As long as the Church is faithful in standing with them, the Gospel Overcomes Conflict.
Finally, let me leave you with this: as I’ve thought about the time of returning home, I’ve had to face up to the possibility of deep conflict: harassment, rejection by my own people, imprisonment, perhaps even an early death. I ask your prayers for me as I return; that, if any of this is to happen to me, it may be because I have tried to proclaim and live the Gospel of Christ.
When I drive once more into Grahamstown and catch sight again of the cathedral standing in the centre of the town, the Church in the midst of human society, I shall be asking myself, how can I best follow Christ through conflict? I hope you will continue to ask yourselves that question, remembering that the Gospel does bring conflict, but that it also gives us strength to endure conflict and will finally overcome it.

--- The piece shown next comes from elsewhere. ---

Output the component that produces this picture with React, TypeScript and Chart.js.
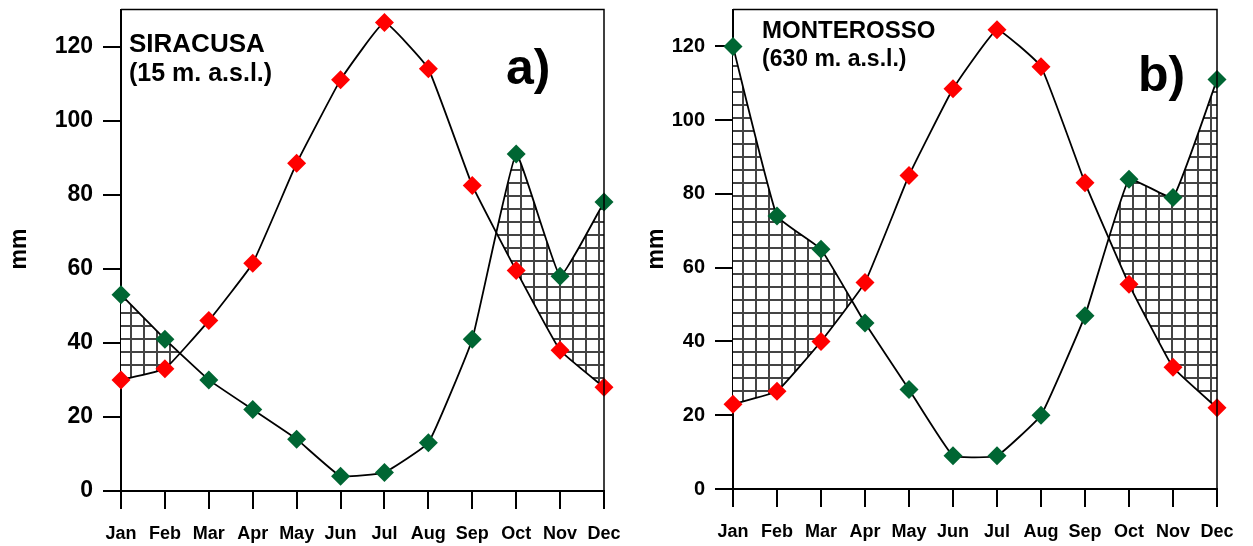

And I should like to take as my message to you, as I prepare to return to South Africa, the words of Paul read from our epistle this morning:
“Let your conduct be worthy of the Gospel of Christ, so that whether I come and see you for myself or hear about you from a distance, I may know that you are standing firm, one in spirit, one in mind, contending as one man for the Gospel faith, meeting your opponents without so much as a tremor…for you have been granted the privilege not only of believing in Christ, but also of suffering for him.”